Friday, April 4, 2014

Happiness is a comparison thing

Everyone wants to be happy. If you asked everybody in the world what the purpose of life is, I'm sure the answer 'to be happy' would be near the top of the list. Everyone has different idea of what that looks like, even people in similar situations. If you compared what happiness looks like now to what it looked like a thousand years ago it would be tough to even say the two are the same thing even at the very root.

Think about this for a second. Say you were the only person on earth. You never knew another human, you never even knew that another human could exist. How would you get happiness? You might say that it would be really tough to do because you'd be incredibly lonely - but that's not true. You can't be lonely if that's the only state you've ever been in. Without ever experiencing or seeing feelings of companionship and human intimacy, it would be impossible to miss those things. So how would you find happiness? I think you could do it, but it would certainly look a lot different.

What does happiness look to you right now? Stop for a second and think about it. Is it falling in love and raising a family? Is it having your dream job and being excited to wake up every morning? Is it making a ton of money so you can live how you want and travel where you want? Is it finding a bigger purpose in life, something supernatural, living for something bigger than yourself, even something you've haven't necessarily seen or fully experienced yet?

For me, there's no job or any amount of money or any girl that could ever bring me full happiness. I believe full happiness lies in my faith in God and where that will take me, but let's not get off track.

Now what if the thing that you believe brings happiness never existed? Could you find some other way to be happy? If dream jobs didn't exist, if everyone simply did the same job 40 hours a week, could you find happiness somewhere else? Of course you could. The human mind is built to adapt and adjust. You weren't predestined to find happiness in one specific thing, you find happiness in whatever your thoughts and circumstances put in front of you (or you take the extra step and put it in front of yourself - for you self-confident optimists out there).

Now let's bring in the experience of seeing other people's happiness into the equation. Our minds adapt and adjust, sure, but they also compare and contrast. You see your friends happiness, or worse, some celebrities 'happiness', and your brain goes to work. Your brain starts comparing their happiness with your own happiness. Suddenly happiness isn't such a personal thing is it? You were perfectly happy with the job you had and the money you made and the relationships you were in until you saw what another person had and started wondering if it was better than what you had. All of the sudden your happiness is gone, for no other reason but you saw another person appearing happy and lost your own mindset and contentment. If true happiness is happiness that appears better than everyone else's happiness, there's only going to be one happy person on earth - and who wants to live life like that? Happiness isn't a competition.
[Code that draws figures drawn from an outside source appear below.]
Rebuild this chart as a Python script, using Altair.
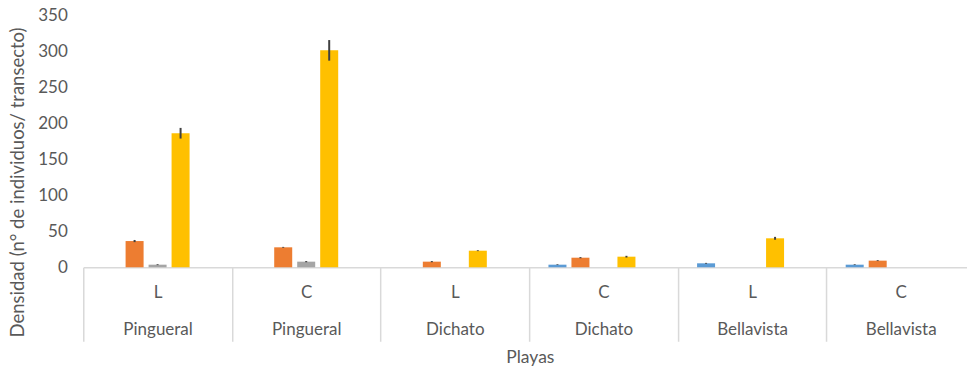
import altair as alt
import pandas as pd

# Beach and zone for each category on the x axis
playas = ["Pingueral", "Pingueral", "Dichato", "Dichato", "Bellavista", "Bellavista"]
zonas = ["L", "C", "L", "C", "L", "C"]

series = ["Serie 1", "Serie 2", "Serie 3", "Serie 4", "Serie 5"]
colores = ["#5B9BD5", "#ED7D31", "#A5A5A5", "#FFC000", "#4472C4"]

# Mean density per series (individuals / transect)
serie1 = [0, 0, 0, 3.6, 5.5, 3.6]
serie2 = [36.4, 27.7, 7.8, 13.3, 0, 9.2]
serie3 = [3.6, 7.8, 0, 0, 0, 0]
serie4 = [186, 301, 23, 14.7, 40.2, 0]
serie5 = [0, 0, 0, 0, 0, 0]

# Standard error per series
error1 = [0, 0, 0, 0.5, 0.6, 0.5]
error2 = [1.5, 0.6, 0.8, 0.8, 0, 0.6]
error3 = [0.6, 0.8, 0, 0, 0, 0]
error4 = [7.4, 14.3, 0.6, 1.2, 2.0, 0]
error5 = [0, 0, 0, 0, 0, 0]

y_ticks = [0, 50, 100, 150, 200, 250, 300, 350]

categorias = [f"{z}|{p}" for z, p in zip(zonas, playas)]

filas = []
for nombre, vals, errs in zip(
    series,
    [serie1, serie2, serie3, serie4, serie5],
    [error1, error2, error3, error4, error5],
):
    for cat, v, e in zip(categorias, vals, errs):
        filas.append({"categoria": cat, "serie": nombre, "valor": v,
                      "err": e, "lo": v - e, "hi": v + e})
df = pd.DataFrame(filas)

TEXT = "#595959"
FONT = "Lato"

x_scale = alt.Scale(domain=categorias, range=[0, 892], paddingInner=0, paddingOuter=0)
x_axis = alt.Axis(
    title="Playas",
    labelExpr="isValid(datum.value) ? split(datum.value, '|') : ''",
    labelAngle=0,
    labelFont=FONT,
    labelFontSize=17,
    labelColor=TEXT,
    labelLineHeight=37,
    labelPadding=-57,
    labelOverlap=False,
    labelBound=False,
    labelFlush=False,
    tickBand="extent",
    tickSize=74,
    tickColor="#D9D9D9",
    tickWidth=1.5,
    domainColor="#D9D9D9",
    domainWidth=1.5,
    titleFont=FONT,
    titleFontSize=17.5,
    titleFontWeight="normal",
    titleColor=TEXT,
    titleX=446.7,
    titleY=90.5,
    titleBaseline="middle",
)

xoff_scale = alt.Scale(domain=series, paddingInner=0.217, paddingOuter=0.84)

y_scale = alt.Scale(domain=[0, 350], nice=False)
y_axis = alt.Axis(
    title="Densidad (n° de individuos/ transecto)",
    values=y_ticks,
    tickCount=8,
    grid=False,
    domain=False,
    ticks=False,
    labelOverlap=False,
    labelPadding=16,
    labelFont=FONT,
    labelFontSize=17,
    labelColor=TEXT,
    titleFont=FONT,
    titleFontSize=18.5,
    titleFontWeight="normal",
    titleColor=TEXT,
    titleX=-65.3,
    titleY=167,
    titleBaseline="middle",
)

barras = alt.Chart(df).mark_bar().encode(
    x=alt.X("categoria:N", sort=categorias, scale=x_scale, axis=x_axis),
    xOffset=alt.XOffset("serie:N", sort=series, scale=xoff_scale),
    y=alt.Y("valor:Q", scale=y_scale, axis=y_axis),
    color=alt.Color("serie:N", scale=alt.Scale(domain=series, range=colores), legend=None),
)

# Error bars drawn on the same scales and axes as the bars
errores = alt.Chart(df).transform_filter("datum.err > 0").mark_rule(
    color="#404040", strokeWidth=2
).encode(
    x=alt.X("categoria:N", sort=categorias, scale=x_scale, axis=x_axis),
    xOffset=alt.XOffset("serie:N", sort=series, scale=xoff_scale),
    y=alt.Y("lo:Q", scale=y_scale, axis=y_axis),
    y2="hi:Q",
)

chart = (
    alt.layer(barras, errores)
    .properties(
        width=884,
        height=252.3,
        autosize="none",
        padding={"left": 83.3, "top": 15, "right": 0, "bottom": 104.7},
        background="white",
    )
    .configure_view(stroke=None)
)

chart.save("out.html", embed_options={"renderer": "svg", "actions": False})
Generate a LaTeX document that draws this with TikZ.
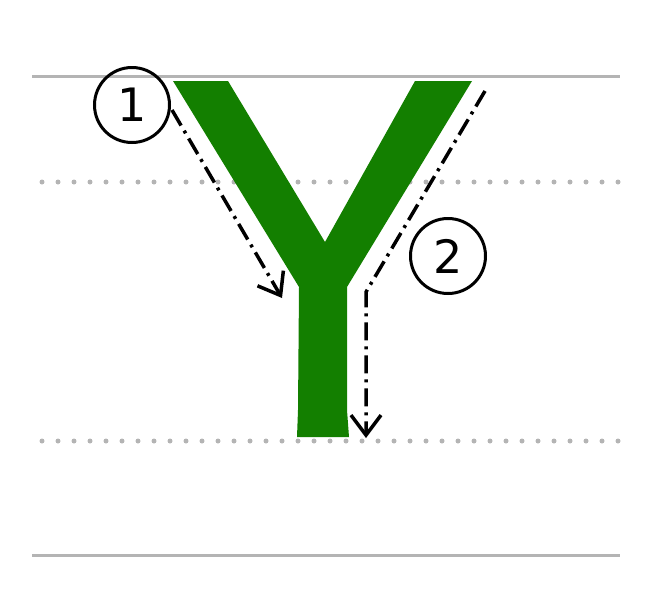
\documentclass[tikz,border=0pt]{standalone}
\usepackage{fontspec}
\setmainfont{DejaVu Sans}
\usetikzlibrary{arrows.meta}
\definecolor{ygreen}{RGB}{19,127,0}
\definecolor{guide}{RGB}{180,180,180}
\tikzset{
  guidesolid/.style={draw=guide,line width=3pt},
  guidedot/.style={draw=guide,line width=5pt,line cap=round,dash pattern=on 0pt off 16pt},
  numcircle/.style={circle,draw=black,line width=3pt,minimum size=75pt,inner sep=0pt,font=\fontsize{46}{46}\selectfont},
  strokearrow/.style={draw=black,line width=3.5pt,dash pattern=on 18pt off 6pt on 3pt off 6pt,
    -{Straight Barb[length=20pt,width=30pt,line width=3.5pt]}},
}
\begin{document}
\begin{tikzpicture}[x=1pt,y=-1pt]
\useasboundingbox (0,0) rectangle (650,600);
% guide lines
\draw[guidesolid] (32,76) -- (620,76);
\draw[guidedot] (42,182) -- (620,182);
\draw[guidedot] (42,441) -- (620,441);
\draw[guidesolid] (32,555) -- (620,555);
% letter Y
\fill[ygreen] (173,81) -- (228,81) -- (325,242) -- (415,81) -- (472,81) -- (347,287)
  -- (347,410) -- (349,437) -- (297,437) -- (298,410) -- (299,287) -- cycle;
% number circles
\node[numcircle] (n1) at (132,105) {1};
\node[numcircle] (n2) at (448,256) {2};
% stroke arrows
\coordinate (s1a) at (172,110);
\coordinate (s1b) at (282,298);
\coordinate (s2a) at (485,91);
\coordinate (s2b) at (366,292);
\coordinate (s2c) at (366,438);
\draw[strokearrow] (s1a) -- (s1b);
\draw[strokearrow] (s2a) -- (s2b) -- (s2c);
\end{tikzpicture}
\end{document}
Media is one of the main catalysts of everything I just spoke about. You get on Facebook and see what your friends are doing and you start comparing yourself to them. The problem with that is that people don't typically make their low points public. What you're seeing from someone's online postings are the things they want people to see, the things that make people envious of them (that may not be your intention, but ultimately that's what you're doing). There's a quote that says it pretty well:

"The reason we struggle with insecurity is because we compare our behind the scenes with everyone else's highlight reel"
Just because someone has more of something that you want than you do doesn't mean you can't be happy. That's ludicrous. There will always be someone better, there will always be someone that has more than you. If you let that dictate your happiness you'll simply be miserable your entire life.

This post is like most of my posts in that it doesn't have a conclusion. I could sit here like every other inspired young person in the world and write some cliche like 'stop comparing yourself and be happy with who you are - because you're unique and perfect in your own way', but I don't think that would do anybody any good. If you struggle with happiness because you're stuck in comparison mode, that sucks and you might not ever get out of that, and that's a hard reality. But at least try to get out of it. Believe in God? Ask Him for help. Have family and friends? Talk to them about it. Stop putting everything on yourself, narrow your focus, and start becoming happier.